[Source code of charts]
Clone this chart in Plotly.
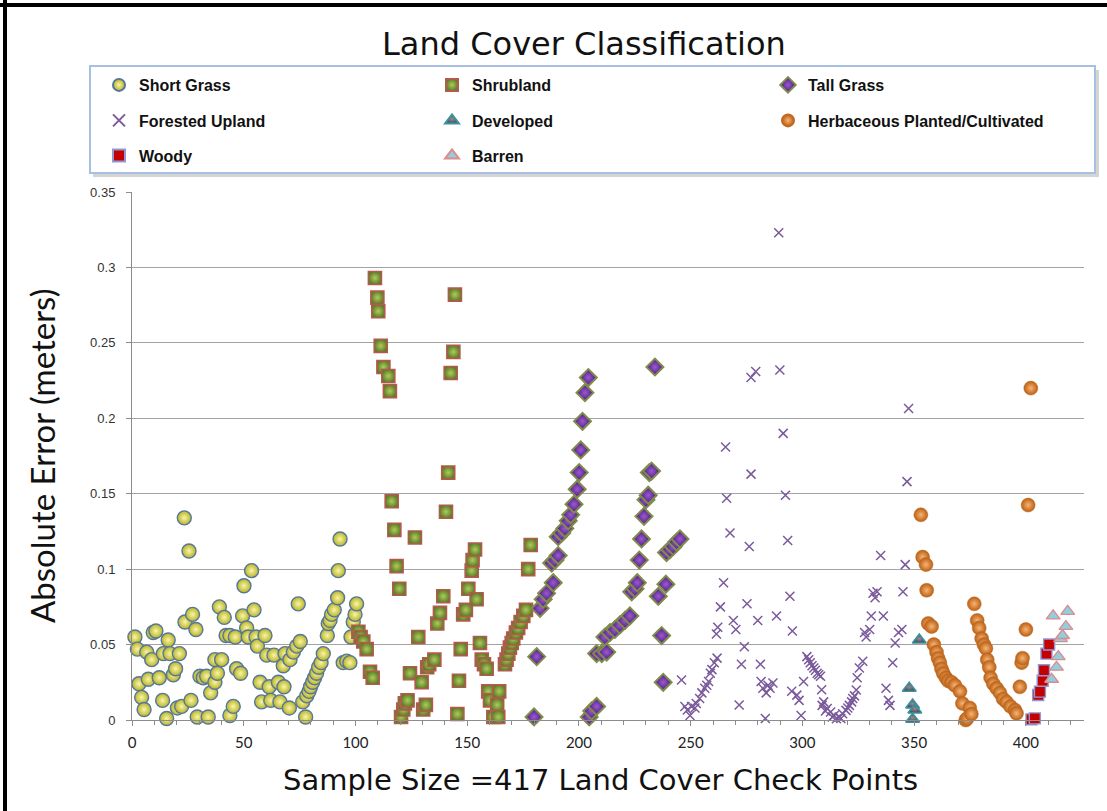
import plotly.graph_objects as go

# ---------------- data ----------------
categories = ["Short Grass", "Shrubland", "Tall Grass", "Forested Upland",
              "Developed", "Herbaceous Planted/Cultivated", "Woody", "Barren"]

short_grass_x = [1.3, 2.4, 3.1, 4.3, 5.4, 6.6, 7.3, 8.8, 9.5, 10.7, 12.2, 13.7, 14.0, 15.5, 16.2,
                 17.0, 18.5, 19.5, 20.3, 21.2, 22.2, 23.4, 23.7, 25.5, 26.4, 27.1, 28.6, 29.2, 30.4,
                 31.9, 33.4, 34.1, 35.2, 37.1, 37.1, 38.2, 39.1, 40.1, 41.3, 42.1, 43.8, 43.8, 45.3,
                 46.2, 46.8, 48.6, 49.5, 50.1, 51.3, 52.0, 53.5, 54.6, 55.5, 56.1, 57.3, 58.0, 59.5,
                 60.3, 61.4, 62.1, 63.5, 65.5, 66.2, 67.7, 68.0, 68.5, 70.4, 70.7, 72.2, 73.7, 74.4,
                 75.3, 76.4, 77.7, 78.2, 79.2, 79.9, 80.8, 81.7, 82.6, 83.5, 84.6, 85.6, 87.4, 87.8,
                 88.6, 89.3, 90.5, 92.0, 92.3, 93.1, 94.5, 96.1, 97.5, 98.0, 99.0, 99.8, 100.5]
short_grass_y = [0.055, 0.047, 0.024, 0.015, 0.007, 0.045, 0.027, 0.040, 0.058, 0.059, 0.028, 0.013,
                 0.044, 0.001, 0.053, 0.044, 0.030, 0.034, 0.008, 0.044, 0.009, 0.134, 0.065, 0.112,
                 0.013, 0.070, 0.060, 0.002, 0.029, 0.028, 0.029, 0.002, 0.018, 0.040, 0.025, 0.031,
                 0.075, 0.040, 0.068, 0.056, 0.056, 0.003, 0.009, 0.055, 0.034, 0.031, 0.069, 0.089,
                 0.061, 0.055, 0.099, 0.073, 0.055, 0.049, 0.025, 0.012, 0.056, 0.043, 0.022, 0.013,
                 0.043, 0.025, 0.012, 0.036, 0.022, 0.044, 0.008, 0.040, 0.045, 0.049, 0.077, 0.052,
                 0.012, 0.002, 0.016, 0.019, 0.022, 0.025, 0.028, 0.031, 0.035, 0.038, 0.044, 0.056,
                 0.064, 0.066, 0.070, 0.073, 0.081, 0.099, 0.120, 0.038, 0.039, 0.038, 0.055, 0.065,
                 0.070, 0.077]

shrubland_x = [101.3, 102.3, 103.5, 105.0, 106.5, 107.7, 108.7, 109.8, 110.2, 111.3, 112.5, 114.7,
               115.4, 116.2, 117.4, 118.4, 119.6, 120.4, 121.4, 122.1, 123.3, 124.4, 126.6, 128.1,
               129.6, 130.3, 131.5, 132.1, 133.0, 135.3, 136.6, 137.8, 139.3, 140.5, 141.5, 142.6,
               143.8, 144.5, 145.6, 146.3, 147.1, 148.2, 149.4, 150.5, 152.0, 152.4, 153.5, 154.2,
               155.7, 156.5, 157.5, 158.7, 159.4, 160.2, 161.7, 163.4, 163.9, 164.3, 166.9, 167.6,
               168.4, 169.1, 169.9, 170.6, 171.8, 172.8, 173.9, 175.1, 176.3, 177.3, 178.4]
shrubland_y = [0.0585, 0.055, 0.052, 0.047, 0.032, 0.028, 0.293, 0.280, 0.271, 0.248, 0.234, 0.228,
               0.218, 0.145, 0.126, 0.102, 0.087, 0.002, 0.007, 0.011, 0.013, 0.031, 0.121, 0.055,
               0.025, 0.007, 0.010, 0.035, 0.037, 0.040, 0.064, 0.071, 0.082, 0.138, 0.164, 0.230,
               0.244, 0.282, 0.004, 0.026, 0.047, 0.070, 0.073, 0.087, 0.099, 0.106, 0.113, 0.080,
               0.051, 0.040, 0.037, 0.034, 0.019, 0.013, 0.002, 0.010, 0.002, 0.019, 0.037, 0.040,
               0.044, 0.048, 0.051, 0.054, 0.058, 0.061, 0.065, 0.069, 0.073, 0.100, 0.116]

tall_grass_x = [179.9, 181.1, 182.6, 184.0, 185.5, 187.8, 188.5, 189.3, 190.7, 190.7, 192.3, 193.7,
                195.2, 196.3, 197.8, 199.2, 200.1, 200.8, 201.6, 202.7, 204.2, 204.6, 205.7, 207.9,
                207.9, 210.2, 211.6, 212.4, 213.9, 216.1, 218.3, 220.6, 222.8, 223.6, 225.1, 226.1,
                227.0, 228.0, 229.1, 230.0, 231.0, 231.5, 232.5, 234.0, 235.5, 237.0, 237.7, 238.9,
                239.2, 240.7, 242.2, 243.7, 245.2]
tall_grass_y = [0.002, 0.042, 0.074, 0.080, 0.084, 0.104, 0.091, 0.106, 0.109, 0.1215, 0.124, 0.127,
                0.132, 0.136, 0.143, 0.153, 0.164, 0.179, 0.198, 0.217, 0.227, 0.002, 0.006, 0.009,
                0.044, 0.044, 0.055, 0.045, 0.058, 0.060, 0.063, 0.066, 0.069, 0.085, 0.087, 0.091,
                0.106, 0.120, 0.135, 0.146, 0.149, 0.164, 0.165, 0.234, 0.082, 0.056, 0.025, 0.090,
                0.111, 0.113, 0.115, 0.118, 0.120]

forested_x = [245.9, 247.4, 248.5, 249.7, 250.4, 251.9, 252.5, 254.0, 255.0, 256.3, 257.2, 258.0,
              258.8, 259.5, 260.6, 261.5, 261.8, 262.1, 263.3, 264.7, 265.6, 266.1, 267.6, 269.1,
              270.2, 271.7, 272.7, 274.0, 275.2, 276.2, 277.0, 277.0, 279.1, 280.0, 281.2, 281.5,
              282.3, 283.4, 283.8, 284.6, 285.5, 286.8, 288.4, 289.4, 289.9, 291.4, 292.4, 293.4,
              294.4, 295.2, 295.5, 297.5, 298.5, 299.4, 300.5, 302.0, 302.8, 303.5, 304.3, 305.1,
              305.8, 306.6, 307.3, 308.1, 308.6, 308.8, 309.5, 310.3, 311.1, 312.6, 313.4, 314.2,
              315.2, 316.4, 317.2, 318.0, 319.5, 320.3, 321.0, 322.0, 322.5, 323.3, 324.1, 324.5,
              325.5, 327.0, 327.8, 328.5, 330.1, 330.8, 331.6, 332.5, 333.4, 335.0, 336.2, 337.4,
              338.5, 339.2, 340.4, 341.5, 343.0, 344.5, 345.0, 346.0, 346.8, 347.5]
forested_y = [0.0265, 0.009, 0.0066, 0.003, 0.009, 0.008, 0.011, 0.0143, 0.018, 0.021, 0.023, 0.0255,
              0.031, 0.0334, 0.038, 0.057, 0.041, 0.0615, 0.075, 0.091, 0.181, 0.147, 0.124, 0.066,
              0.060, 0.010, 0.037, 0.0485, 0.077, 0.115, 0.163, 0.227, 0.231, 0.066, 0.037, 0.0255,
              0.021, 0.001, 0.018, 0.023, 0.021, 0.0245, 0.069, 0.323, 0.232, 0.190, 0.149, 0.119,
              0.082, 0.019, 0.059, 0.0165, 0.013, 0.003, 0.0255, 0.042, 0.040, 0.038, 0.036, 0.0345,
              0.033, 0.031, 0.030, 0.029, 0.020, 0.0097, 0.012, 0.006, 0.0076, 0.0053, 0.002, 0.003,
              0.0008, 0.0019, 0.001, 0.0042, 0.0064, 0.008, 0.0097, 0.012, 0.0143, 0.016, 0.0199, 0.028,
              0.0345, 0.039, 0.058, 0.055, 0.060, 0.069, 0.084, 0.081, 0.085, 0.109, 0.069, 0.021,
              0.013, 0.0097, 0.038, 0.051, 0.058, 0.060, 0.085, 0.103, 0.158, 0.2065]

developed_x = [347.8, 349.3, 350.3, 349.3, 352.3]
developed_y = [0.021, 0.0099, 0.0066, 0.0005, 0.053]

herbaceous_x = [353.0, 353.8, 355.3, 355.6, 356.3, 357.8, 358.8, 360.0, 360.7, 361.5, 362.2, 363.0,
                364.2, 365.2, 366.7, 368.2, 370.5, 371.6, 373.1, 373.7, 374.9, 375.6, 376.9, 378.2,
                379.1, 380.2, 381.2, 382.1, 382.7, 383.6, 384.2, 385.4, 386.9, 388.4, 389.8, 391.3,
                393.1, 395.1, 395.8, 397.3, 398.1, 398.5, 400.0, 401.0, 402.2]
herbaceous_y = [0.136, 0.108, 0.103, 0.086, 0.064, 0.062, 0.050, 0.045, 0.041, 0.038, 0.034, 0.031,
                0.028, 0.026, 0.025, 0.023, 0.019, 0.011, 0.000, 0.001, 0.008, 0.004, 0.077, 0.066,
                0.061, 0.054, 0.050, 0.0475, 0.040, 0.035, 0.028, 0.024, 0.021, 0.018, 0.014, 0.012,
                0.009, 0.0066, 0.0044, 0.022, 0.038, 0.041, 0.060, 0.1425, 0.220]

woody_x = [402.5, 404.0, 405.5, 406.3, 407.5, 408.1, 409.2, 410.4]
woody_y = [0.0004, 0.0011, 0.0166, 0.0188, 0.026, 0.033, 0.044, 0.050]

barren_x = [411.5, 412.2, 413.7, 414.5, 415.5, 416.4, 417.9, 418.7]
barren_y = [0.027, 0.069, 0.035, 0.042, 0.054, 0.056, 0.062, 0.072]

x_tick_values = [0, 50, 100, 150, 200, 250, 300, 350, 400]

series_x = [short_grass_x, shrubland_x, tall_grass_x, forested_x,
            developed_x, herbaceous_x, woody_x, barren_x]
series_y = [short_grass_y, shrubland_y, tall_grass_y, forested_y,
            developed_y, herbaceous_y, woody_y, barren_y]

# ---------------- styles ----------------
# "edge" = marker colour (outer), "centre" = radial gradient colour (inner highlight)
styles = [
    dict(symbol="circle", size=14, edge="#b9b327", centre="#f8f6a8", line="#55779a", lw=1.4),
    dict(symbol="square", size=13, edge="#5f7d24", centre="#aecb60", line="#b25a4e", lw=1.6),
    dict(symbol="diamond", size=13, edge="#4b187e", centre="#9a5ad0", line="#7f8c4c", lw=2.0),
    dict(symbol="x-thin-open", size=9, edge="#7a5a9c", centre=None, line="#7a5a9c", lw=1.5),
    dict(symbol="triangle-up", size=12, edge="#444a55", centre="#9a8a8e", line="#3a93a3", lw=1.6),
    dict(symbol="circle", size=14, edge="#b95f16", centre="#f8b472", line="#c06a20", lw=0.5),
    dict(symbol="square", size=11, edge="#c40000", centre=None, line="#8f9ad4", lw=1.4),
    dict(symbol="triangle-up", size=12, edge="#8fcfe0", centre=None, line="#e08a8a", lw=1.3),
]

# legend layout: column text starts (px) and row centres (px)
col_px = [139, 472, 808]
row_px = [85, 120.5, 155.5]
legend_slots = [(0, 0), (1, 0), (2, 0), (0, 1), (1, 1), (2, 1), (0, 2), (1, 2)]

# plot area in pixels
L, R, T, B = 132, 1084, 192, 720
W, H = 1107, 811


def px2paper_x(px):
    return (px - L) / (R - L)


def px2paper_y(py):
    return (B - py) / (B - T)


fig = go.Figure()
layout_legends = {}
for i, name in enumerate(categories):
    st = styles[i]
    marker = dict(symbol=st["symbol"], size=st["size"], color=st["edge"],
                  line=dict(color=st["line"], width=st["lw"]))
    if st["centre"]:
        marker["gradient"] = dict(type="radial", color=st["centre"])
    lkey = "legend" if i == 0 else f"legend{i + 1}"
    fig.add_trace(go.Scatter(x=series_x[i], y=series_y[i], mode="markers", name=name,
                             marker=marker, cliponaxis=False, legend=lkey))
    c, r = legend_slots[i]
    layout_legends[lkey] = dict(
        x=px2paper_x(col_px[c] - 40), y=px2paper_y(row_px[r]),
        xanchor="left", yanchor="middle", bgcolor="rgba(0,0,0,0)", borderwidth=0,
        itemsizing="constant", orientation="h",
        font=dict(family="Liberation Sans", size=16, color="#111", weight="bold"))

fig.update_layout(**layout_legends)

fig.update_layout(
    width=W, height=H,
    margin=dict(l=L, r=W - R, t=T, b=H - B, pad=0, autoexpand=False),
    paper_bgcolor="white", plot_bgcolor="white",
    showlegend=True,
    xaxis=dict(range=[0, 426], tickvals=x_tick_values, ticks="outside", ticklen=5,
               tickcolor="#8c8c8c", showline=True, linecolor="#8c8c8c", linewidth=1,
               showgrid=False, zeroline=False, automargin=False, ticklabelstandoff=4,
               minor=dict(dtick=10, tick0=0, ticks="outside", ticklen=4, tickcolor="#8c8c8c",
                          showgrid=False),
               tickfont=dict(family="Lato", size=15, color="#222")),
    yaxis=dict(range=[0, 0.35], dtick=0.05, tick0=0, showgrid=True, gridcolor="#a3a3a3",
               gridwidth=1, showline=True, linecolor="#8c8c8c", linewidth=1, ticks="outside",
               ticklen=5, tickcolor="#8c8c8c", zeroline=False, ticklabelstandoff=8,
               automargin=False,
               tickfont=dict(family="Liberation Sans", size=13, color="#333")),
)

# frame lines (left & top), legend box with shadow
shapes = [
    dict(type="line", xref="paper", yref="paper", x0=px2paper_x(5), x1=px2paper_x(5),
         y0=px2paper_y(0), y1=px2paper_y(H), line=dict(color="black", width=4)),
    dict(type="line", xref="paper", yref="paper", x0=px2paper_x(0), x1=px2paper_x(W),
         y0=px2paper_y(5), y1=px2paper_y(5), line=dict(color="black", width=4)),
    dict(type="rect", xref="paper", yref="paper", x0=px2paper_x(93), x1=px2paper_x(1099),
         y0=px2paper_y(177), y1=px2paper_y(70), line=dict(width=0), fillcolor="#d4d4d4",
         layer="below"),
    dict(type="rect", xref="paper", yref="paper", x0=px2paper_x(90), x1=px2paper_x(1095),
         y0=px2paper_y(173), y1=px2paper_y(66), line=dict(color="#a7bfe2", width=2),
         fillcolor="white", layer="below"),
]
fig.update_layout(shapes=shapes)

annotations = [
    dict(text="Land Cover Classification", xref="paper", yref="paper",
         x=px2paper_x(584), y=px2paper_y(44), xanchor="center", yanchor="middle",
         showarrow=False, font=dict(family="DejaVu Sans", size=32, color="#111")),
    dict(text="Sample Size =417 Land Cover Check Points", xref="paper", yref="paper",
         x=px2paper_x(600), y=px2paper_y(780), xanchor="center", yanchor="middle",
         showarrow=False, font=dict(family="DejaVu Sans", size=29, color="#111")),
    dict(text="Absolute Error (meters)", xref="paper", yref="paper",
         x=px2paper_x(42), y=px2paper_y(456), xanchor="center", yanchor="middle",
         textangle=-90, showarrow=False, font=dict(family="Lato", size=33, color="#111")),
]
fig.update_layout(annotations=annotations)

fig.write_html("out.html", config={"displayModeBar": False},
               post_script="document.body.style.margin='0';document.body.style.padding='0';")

* * *

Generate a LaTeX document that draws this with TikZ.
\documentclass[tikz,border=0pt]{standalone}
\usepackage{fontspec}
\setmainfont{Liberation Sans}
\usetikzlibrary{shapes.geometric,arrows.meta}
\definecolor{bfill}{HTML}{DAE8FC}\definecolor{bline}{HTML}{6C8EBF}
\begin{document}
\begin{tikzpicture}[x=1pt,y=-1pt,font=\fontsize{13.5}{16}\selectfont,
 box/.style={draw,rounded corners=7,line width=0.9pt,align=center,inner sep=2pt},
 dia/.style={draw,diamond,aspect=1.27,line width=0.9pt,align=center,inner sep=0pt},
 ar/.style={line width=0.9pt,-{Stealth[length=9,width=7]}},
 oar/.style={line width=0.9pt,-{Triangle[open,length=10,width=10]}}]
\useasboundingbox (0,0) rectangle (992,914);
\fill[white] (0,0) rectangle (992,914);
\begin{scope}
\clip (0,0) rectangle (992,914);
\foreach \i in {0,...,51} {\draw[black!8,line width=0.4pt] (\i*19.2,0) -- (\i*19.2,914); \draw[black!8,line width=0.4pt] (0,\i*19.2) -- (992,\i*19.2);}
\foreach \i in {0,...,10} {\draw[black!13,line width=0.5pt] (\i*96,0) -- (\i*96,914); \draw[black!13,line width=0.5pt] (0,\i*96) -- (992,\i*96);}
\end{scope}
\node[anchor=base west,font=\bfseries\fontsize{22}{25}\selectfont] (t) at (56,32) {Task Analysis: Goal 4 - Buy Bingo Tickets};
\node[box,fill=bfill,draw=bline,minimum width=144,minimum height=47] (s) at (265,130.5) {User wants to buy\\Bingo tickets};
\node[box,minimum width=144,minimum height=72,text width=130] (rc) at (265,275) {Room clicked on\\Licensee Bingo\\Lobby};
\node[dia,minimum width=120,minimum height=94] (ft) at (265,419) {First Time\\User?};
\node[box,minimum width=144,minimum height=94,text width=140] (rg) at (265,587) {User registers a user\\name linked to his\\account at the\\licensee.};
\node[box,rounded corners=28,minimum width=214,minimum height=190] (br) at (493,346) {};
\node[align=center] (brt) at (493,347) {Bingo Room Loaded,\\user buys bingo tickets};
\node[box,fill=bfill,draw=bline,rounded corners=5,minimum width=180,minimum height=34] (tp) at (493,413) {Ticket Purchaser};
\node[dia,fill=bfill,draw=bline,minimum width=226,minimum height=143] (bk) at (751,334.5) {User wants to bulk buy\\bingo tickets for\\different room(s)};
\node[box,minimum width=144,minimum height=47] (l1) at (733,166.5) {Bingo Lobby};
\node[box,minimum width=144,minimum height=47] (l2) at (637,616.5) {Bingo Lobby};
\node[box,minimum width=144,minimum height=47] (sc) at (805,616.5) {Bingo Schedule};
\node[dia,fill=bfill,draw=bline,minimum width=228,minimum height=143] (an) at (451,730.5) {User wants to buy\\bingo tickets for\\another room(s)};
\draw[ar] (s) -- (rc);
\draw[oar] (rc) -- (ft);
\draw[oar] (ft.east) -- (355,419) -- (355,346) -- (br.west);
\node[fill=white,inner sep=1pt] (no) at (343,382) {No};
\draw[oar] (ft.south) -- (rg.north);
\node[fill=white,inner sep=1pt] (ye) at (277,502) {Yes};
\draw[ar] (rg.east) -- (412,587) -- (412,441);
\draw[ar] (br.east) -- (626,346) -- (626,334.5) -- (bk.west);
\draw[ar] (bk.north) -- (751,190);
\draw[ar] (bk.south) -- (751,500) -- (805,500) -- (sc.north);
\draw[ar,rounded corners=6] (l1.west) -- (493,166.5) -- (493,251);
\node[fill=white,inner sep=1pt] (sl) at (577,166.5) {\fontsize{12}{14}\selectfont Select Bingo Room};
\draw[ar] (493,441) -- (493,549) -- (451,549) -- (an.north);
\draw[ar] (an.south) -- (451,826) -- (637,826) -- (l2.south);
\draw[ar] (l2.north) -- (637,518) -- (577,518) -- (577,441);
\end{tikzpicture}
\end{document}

* * *

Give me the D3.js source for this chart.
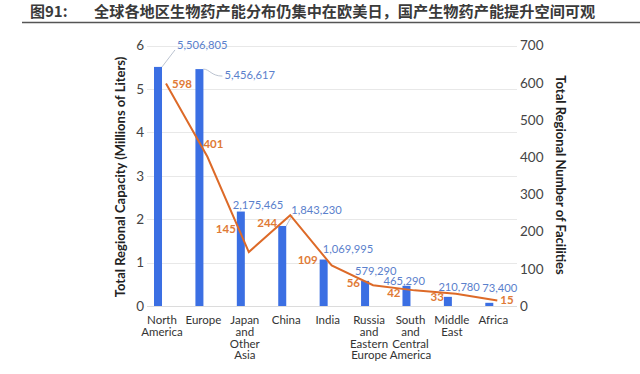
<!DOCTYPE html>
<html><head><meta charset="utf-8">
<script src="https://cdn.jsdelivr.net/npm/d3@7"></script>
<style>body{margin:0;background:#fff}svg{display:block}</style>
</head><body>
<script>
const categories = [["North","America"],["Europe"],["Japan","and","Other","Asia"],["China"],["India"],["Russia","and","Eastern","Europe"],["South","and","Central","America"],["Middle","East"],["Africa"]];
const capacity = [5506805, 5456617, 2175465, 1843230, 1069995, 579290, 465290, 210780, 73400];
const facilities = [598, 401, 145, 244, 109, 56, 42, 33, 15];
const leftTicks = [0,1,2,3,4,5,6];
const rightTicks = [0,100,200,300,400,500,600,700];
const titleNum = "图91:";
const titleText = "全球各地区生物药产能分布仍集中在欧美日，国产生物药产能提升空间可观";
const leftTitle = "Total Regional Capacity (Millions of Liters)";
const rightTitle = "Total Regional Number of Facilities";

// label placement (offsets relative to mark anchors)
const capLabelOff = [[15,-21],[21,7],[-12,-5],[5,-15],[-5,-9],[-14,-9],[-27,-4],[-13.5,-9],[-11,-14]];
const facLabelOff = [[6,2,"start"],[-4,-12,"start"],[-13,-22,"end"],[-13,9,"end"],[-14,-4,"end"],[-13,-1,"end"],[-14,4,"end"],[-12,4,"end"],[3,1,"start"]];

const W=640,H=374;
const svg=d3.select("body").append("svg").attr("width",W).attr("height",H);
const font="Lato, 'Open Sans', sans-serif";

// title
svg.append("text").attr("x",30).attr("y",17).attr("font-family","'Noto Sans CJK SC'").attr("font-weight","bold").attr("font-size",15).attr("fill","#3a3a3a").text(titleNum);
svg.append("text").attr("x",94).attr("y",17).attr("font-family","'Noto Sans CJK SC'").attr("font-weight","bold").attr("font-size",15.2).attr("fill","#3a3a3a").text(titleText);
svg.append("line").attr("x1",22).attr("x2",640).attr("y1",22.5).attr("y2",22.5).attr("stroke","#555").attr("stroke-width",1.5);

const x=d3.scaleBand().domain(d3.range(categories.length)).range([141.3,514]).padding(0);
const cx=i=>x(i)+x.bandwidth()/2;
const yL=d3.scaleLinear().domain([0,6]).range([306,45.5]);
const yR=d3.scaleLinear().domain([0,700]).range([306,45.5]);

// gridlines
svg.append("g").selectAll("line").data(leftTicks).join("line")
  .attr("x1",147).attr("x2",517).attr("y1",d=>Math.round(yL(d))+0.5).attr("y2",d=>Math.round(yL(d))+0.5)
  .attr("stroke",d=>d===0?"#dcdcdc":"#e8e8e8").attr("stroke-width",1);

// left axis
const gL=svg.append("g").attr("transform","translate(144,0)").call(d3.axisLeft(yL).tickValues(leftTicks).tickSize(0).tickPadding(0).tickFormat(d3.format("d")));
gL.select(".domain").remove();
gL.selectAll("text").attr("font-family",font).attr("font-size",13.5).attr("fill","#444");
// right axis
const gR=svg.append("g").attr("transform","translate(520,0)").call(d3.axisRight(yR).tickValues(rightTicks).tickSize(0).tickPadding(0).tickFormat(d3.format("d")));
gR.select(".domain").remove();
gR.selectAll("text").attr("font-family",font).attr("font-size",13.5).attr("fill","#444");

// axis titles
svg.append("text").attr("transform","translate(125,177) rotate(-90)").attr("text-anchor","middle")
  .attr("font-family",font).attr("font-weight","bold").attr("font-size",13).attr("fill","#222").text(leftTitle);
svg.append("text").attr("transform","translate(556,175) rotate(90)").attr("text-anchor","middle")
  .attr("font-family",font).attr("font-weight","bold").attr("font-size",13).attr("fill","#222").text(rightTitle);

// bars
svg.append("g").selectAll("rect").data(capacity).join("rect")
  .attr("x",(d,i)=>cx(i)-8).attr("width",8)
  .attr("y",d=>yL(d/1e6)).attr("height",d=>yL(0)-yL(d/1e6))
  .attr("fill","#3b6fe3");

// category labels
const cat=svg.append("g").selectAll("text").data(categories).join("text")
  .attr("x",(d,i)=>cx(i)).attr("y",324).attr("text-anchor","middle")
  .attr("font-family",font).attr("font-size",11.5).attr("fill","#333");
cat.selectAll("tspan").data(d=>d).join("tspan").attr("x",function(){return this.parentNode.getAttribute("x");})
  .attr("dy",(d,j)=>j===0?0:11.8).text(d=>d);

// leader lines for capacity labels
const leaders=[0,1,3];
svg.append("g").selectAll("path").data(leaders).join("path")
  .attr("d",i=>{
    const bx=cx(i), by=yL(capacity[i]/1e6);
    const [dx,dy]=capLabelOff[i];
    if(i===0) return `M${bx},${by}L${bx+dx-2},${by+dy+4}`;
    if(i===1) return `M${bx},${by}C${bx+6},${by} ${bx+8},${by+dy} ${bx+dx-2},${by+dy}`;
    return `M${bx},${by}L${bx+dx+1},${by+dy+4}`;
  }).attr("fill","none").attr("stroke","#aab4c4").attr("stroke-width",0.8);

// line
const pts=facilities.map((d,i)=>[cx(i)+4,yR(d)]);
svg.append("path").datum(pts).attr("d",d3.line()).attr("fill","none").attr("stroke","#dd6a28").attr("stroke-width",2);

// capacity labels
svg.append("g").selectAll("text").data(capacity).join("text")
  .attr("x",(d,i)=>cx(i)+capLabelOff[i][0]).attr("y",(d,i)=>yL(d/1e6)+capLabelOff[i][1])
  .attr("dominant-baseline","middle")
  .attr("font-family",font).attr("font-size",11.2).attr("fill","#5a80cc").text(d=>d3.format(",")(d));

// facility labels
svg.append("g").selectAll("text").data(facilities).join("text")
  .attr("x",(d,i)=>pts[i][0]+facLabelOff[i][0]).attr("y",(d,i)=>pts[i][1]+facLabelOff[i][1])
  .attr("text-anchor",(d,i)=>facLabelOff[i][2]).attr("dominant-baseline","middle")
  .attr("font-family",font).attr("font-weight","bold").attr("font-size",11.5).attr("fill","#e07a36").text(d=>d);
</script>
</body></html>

◆ **What you will do**:
Only the lines from the one with "Give me the D3.js source for this chart." down to the one with "Regional Number of" belong in your copy, both ends included; write them out exactly and skip any pictures.

◆ **Output**:
Give me the D3.js source for this chart.
<!DOCTYPE html>
<html><head><meta charset="utf-8">
<script src="https://cdn.jsdelivr.net/npm/d3@7"></script>
<style>body{margin:0;background:#fff}svg{display:block}</style>
</head><body>
<script>
const categories = [["North","America"],["Europe"],["Japan","and","Other","Asia"],["China"],["India"],["Russia","and","Eastern","Europe"],["South","and","Central","America"],["Middle","East"],["Africa"]];
const capacity = [5506805, 5456617, 2175465, 1843230, 1069995, 579290, 465290, 210780, 73400];
const facilities = [598, 401, 145, 244, 109, 56, 42, 33, 15];
const leftTicks = [0,1,2,3,4,5,6];
const rightTicks = [0,100,200,300,400,500,600,700];
const titleNum = "图91:";
const titleText = "全球各地区生物药产能分布仍集中在欧美日，国产生物药产能提升空间可观";
const leftTitle = "Total Regional Capacity (Millions of Liters)";
const rightTitle = "Total Regional Number of Facilities";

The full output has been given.